GoogleCloudPlatform / cloud-sql-go-connector

A Go library for connecting securely to your Cloud SQL instances
Apache License 2.0
110 stars 29 forks source link

How to avoid API rate limits with a high number of connection pools? #807

Closed GusPrice closed 5 months ago

GusPrice commented 5 months ago

Question

When I first implemented cloudsqlconn I ran into API rate limiting issues and had to rollback my changes. I am looking for advice or tips on how to best handle the following set up:

  1. Multi tenant environment, each tenant is a database on a postgres cloud sql instance. Currently ~150 tenants, but that number is expected to keep growing.
  2. Our primary Cloud Run deployment generally has about 5 instances
  3. PGX Pool per tenant with a minimum connection count of 2

Currently, on application start, we create a new pool for each tenant that connects specifically to its database on the instance using its own specific db user and password. This means that we have 150 5 (2 maybe depending on if the certs are cached) requests minimum (750 requests) when we do a new deployment. We have additional requests around the same time for one time actions on deployment, like database migrations. So we quickly blew through the 1000 requests/min api limit.

I understand that the connector has caching for the certificate information etc, but is there any way to share that across connector instances/pgxpools? I'm struggling to see how we could use this tool in our current architecture or how to change our architecture to a better configuration.

Code

No response

Additional Details

I left out any code because our usage is more or less a direct copy paste of the examples in this repo.

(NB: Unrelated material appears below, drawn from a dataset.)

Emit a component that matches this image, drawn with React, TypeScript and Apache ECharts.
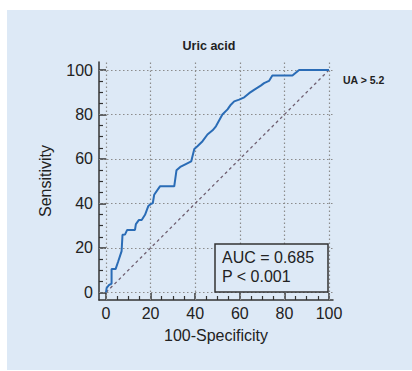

enocom commented 5 months ago

A few questions:

GusPrice commented 5 months ago

Thanks for the questions!

func openDB(ctx context.Context, dsn, connName string, opts ...PgxPoolOption) (*sql.DB, error) {
    // create a pgxpool config and apply options and config
    cfg, err := pgxpool.ParseConfig(dsn)
    if err != nil {
        return nil, err
    }

    for _, opt := range opts {
        opt(cfg)
    }

    // Create a new dialer with option for private IP
    d, err := cloudsqlconn.NewDialer(ctx, cloudsqlconn.WithDefaultDialOptions(cloudsqlconn.WithPrivateIP()))
    if err != nil {
        return nil, err
    }

    // Tell the driver to use the Cloud SQL Go Connector to create connections
    cfg.ConnConfig.DialFunc = func(ctx context.Context, _ string, instance string) (net.Conn, error) {
        return d.Dial(ctx, connName)
    }

    // instantiate the pgxpool from the config
    connPool, err := pgxpool.NewWithConfig(ctx, cfg)
    if err != nil {
        return nil, errors.Wrap(err, "call to pgx.NewConnPool failed")
    }

    // retrieve a *sql.DB from the pgxpool
    db := stdlib.OpenDBFromPool(connPool)

    return db, nil
}

This function get's called in a for loop across our tenants and makes a map:

    for _, t := range tenants {
        connectionMap[t.ID] = openDB(ctx, t.DSN, connName)
    }

we pass use this connection map to select an appropriate connection based on tenant being accessed.

enocom commented 5 months ago

Currently creating one dialer per tenant/pgxpool. Would it be reasonable to share the dialer across pools, that seems like it might be the solution here if it stores the certs by instance and not DSN (since our DSNs are different)

Yes -- that's your best option here. The dialer caches client certificates on a per instance basis, not a per database basis. So you'll immediately solve your problem this way. You can continue to configure your pgxpools to call through to d.Dial to keep the pool per tenant design.

GusPrice commented 5 months ago

Ah, wow, love when it's just a super easy solution. I will give this new approach a whirl in the next couple days and come back to confirm success. Thank you!

enocom commented 5 months ago

Let me know how that goes. We can explore additional options if you hit quota issues again.

GusPrice commented 5 months ago

Sorry two more tangentially related questions:

  1. I noticed in another open issue someone had deferred closing the dialer, but I don't see that in the examples page. Is that something I should be doing?
  2. I also noticed in the examples sslmode is always set to disable(). Is that due to fully relying on this package to handle that?
enocom commented 5 months ago
  1. Yes, but only in your main function or similar. When you close the dialer, it stops accepting new connections and stops the background certificate refresh goroutines.
  2. Yes, exactly. Postgres drivers by default use "prefer" which means they try SSL first, and then if that fails, fall back to disable. Since the Dialer is creating the TLS connection for you, there's no reason to make the driver try an SSL connection. And so instead, it's best to just skip straight to "disable."
GusPrice commented 5 months ago

Live with the shared dialer and things seem to be going much more smoothly. Down to ~50 requests during service deploy (across a variety of services) from what I think peaked a bit over 5000 before.

Thanks again for the help!

enocom commented 5 months ago

Happy to hear it! :clap: